Material:
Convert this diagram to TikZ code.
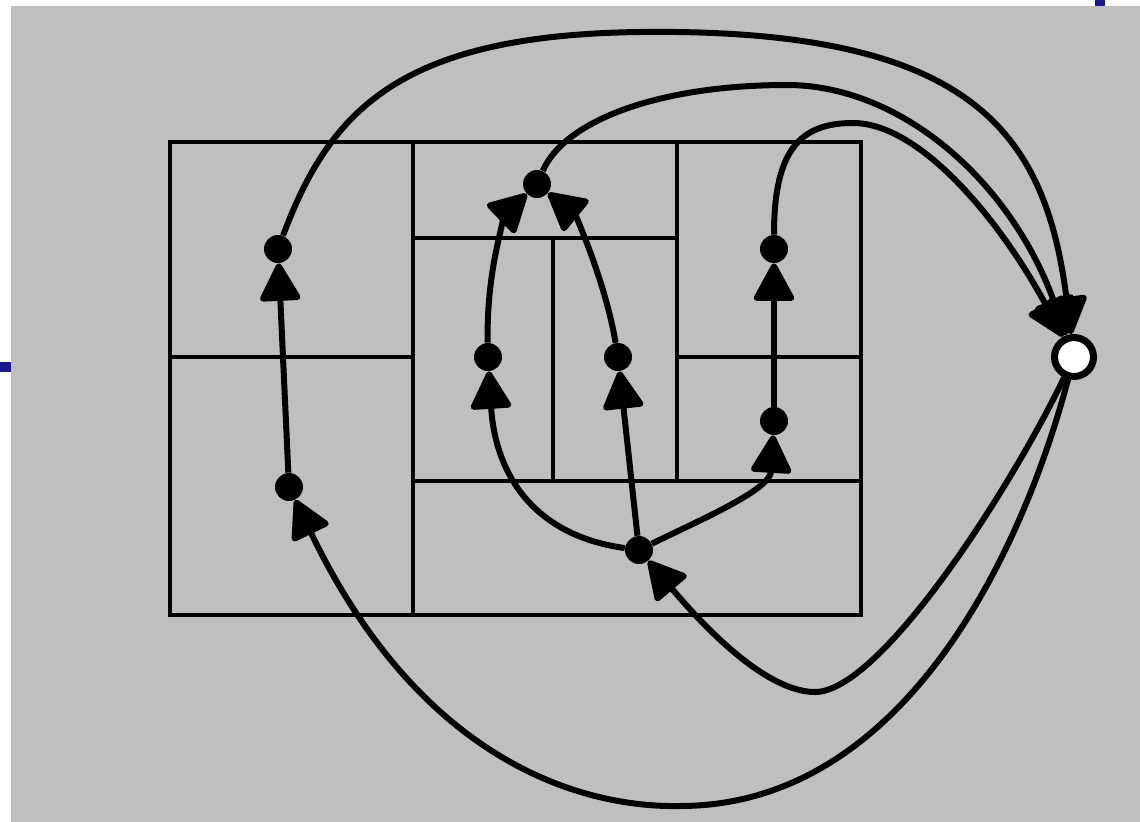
\documentclass[tikz,border=0pt]{standalone}
\usetikzlibrary{arrows.meta}
\tikzstyle{vx}=[shape=circle, minimum size=5.6mm, inner sep=0, fill=black]
\tikzstyle{sink}=[shape=circle, minimum size=7.8mm, inner sep=0, fill=white, draw=black, line width=1.4mm]
\tikzstyle{arc}=[line width=1.2mm, -{Triangle[length=8.2mm,width=8.6mm,round]}]
\tikzstyle{cell}=[line width=0.65mm]
\definecolor{bg}{gray}{0.75}
\definecolor{tick}{RGB}{26,26,140}

\begin{document}
\begin{tikzpicture}[x=0.02cm, y=-0.02cm]
\useasboundingbox (0,0) rectangle (1140,822);
\fill[bg] (11,6) rectangle (1140,822);
\fill[tick] (0,362) rectangle (11,372);
\fill[tick] (1095,0) rectangle (1105,6);
% the partition
\draw[cell] (170,142) rectangle (861,615);
\draw[cell] (413,142)--(413,615);
\draw[cell] (170,357)--(413,357);
\draw[cell] (413,238)--(677,238);
\draw[cell] (677,142)--(677,481);
\draw[cell] (413,481)--(861,481);
\draw[cell] (553,238)--(553,481);
\draw[cell] (677,357)--(861,357);
% vertices
\node at (278,249)[vx](0){};
\node at (289,487)[vx](1){};
\node at (537,184)[vx](2){};
\node at (488,357)[vx](3){};
\node at (618,357)[vx](4){};
\node at (774,249)[vx](5){};
\node at (774,421)[vx](6){};
\node at (639,550)[vx](7){};
\node at (1074,357)[sink](t){};
% arcs
\draw[arc] (1)--(0);
\draw[arc] (7)--(4);
\draw[arc] (6)--(5);
\draw[arc] (7) .. controls (530,535) and (495,470) .. (3);
\draw[arc] (7) .. controls (700,520) and (770,490) .. (6);
\draw[arc] (3) .. controls (486,260) and (510,210) .. (2);
\draw[arc] (4) .. controls (605,280) and (575,215) .. (2);
\draw[arc] (0) .. controls (330,110) and (400,35) .. (640,32)
  .. controls (970,28) and (1045,130) .. (t);
\draw[arc] (2) .. controls (565,120) and (660,85) .. (787,85)
  .. controls (900,85) and (1010,180) .. (t);
\draw[arc] (5) .. controls (774,150) and (800,123) .. (853,123)
  .. controls (920,123) and (1000,220) .. (t);
\draw[arc] (t) .. controls (1010,490) and (880,692) .. (815,692)
  .. controls (760,692) and (690,610) .. (7);
\draw[arc] (t) .. controls (1020,560) and (900,806) .. (680,806)
  .. controls (580,808) and (420,760) .. (1);
\end{tikzpicture}
\end{document}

Objective: Copy the listing word for word, excluding its pictures.

Solution to this problem:
Convert this diagram to TikZ code.
\documentclass[tikz,border=0pt]{standalone}
\usetikzlibrary{arrows.meta}
\tikzstyle{vx}=[shape=circle, minimum size=5.6mm, inner sep=0, fill=black]
\tikzstyle{sink}=[shape=circle, minimum size=7.8mm, inner sep=0, fill=white, draw=black, line width=1.4mm]
\tikzstyle{arc}=[line width=1.2mm, -{Triangle[length=8.2mm,width=8.6mm,round]}]
\tikzstyle{cell}=[line width=0.65mm]
\definecolor{bg}{gray}{0.75}
\definecolor{tick}{RGB}{26,26,140}

\begin{document}
\begin{tikzpicture}[x=0.02cm, y=-0.02cm]
\useasboundingbox (0,0) rectangle (1140,822);
\fill[bg] (11,6) rectangle (1140,822);
\fill[tick] (0,362) rectangle (11,372);
\fill[tick] (1095,0) rectangle (1105,6);
% the partition
\draw[cell] (170,142) rectangle (861,615);
\draw[cell] (413,142)--(413,615);
\draw[cell] (170,357)--(413,357);
\draw[cell] (413,238)--(677,238);
\draw[cell] (677,142)--(677,481);
\draw[cell] (413,481)--(861,481);
\draw[cell] (553,238)--(553,481);
\draw[cell] (677,357)--(861,357);
% vertices
\node at (278,249)[vx](0){};
\node at (289,487)[vx](1){};
\node at (537,184)[vx](2){};
\node at (488,357)[vx](3){};
\node at (618,357)[vx](4){};
\node at (774,249)[vx](5){};
\node at (774,421)[vx](6){};
\node at (639,550)[vx](7){};
\node at (1074,357)[sink](t){};
% arcs
\draw[arc] (1)--(0);
\draw[arc] (7)--(4);
\draw[arc] (6)--(5);
\draw[arc] (7) .. controls (530,535) and (495,470) .. (3);
\draw[arc] (7) .. controls (700,520) and (770,490) .. (6);
\draw[arc] (3) .. controls (486,260) and (510,210) .. (2);
\draw[arc] (4) .. controls (605,280) and (575,215) .. (2);
\draw[arc] (0) .. controls (330,110) and (400,35) .. (640,32)
  .. controls (970,28) and (1045,130) .. (t);
\draw[arc] (2) .. controls (565,120) and (660,85) .. (787,85)
  .. controls (900,85) and (1010,180) .. (t);
\draw[arc] (5) .. controls (774,150) and (800,123) .. (853,123)
  .. controls (920,123) and (1000,220) .. (t);
\draw[arc] (t) .. controls (1010,490) and (880,692) .. (815,692)
  .. controls (760,692) and (690,610) .. (7);
\draw[arc] (t) .. controls (1020,560) and (900,806) .. (680,806)
  .. controls (580,808) and (420,760) .. (1);
\end{tikzpicture}
\end{document}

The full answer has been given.